KMT Robotic Solutions Inc. (Auburn Hills, Mich.) introduced its new CamPro CAM-to-robot software, which seamlessly converts CAD/CAM milling and trimming paths into complete 6-axis robot programs. According to the company, the software enables manufacturers to make the most of their previous investments because personnel trained on SURFCAM or other software tools reportedly can easily make the transition to robotic system control.

Laminex Div. of Bondo Corp. (Atlanta, Ga.) had several unique new products, including LEXZAR M-PACT gel coat replacement. The new material is a spray-on polyurea designed for use in open molds. It replaces traditional thermoset gel coats, offering improved impact resistance and toughness properties, no VOCs and faster application time, says the company.
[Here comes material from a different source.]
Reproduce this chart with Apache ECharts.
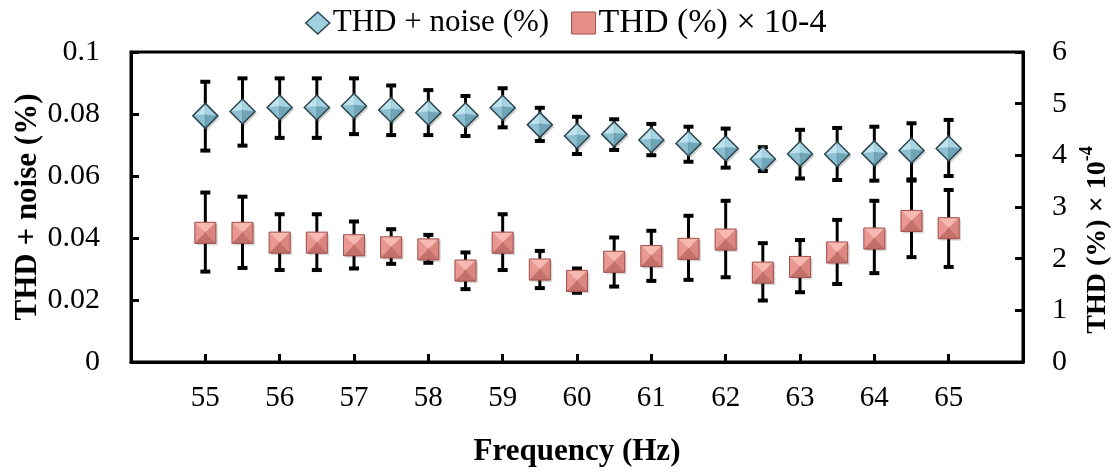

Magnum Venus Plastech (MVP, Kent, Wash.) conducted a demonstration of its new Patriot SSB light RTM system in its booth. Although such demonstrations historically have been confined to outdoor areas, the company sealed the molding equipment within a clear enclosure (photo at right). The demo included the closed-mold injection of a carbon fiber race car seat with comolded metal inserts. The process took 15 minutes from the start of injection to the demolding of the part, using a water-based flush system for the injections. The MotoCat feature on the system allows for a change in catalyst percentage, initiating part cure after just a 70-second mold fill.

Materials Innovation Technologies (Fletcher, N.C.) showed a remarkable high-rate preforming technology, dubbed three-dimensional engineered preform (3-DEP), that borrows from slurry molding technology that is traditionally used for paper audio speaker cones. A programmable forming tool on a gimbaled mount is submerged in a tank containing a slurry of fibers and water, with no binder. The process controls the flow velocity in the tank, the head motion and vacuum level to achieve precise, near net-shaped preforms with oriented fibers, in less than two minutes, with any type of fiber including hybrids. The company is testing and validating the process under a Phase II SBIR grant.

McClean Anderson (Schofield, Wis.) described its new P.E.T. Center — Prototyping, Education and Technology. The in-house center has a 4-axis Super Hornet filament winder as well as other equipment to produce full-scale parts, using either wet winding or towpreg, for design assistance, training or part production.

Reichhold (Research Triangle Park, N.C.) touted its new Dion 31616-00/ 31100-00 low-styrene, impact-resistant, toughened urethane hybrid resin for the SMC and pultrusion markets, compliant under California air quality rules. Molded parts reportedly achieve the flexibility and toughness of polyurethane as well as the strength, stiffness, and temperature resistance of unsaturated polyesters. The resin has better impact properties than vinyl esters, says the company, and it is compatible with carbon fiber sizing and nano-additives.

Syrgis Performance Initiators (Helena, Ark.), formerly Norac Inc., displayed the new company name and brand at the show. Syrgis Performance Products acquired the organic peroxides business from Norac in late September, just weeks before the show. Norac’s long-time leader Ken Weber has retired and Doug Hubbard was introduced as the company’s new business manager.

3M (St. Paul, Minn.) introduced its Clean Sanding Discs for dry sanding of gel coat, composites, and other materials. These discs reportedly provide up to two times the life of many conventional discs and are designed for use with 5-inch and 6-inch random orbital, self-generated or pneumatic vacuum sanders. The discs integrate patented multihole patterns that are said to reduce disc loading and increasing disc life. The discs are available in the company’s Hookit brand 360L construction in grades P220 to P1000, as well as 3M’s 236U Hookit Gold in grades P80 to P500, and 216U A-wt. paper discs in grades P220, P320, P400 and P600.

Tricel Honeycomb Corp. (Gurnee, Ill.) showed off several new automotive applications of its honeycomb products, including load floors for the 2007 BMW X5 model and sunshades for GM, Toyota and BMW. The display was an encouraging sign that composites can be and will be spec’d for high-volume parts. The company’s paper honeycomb is combined with Bayer’s Baypreg polyurethane molding process to produce the components.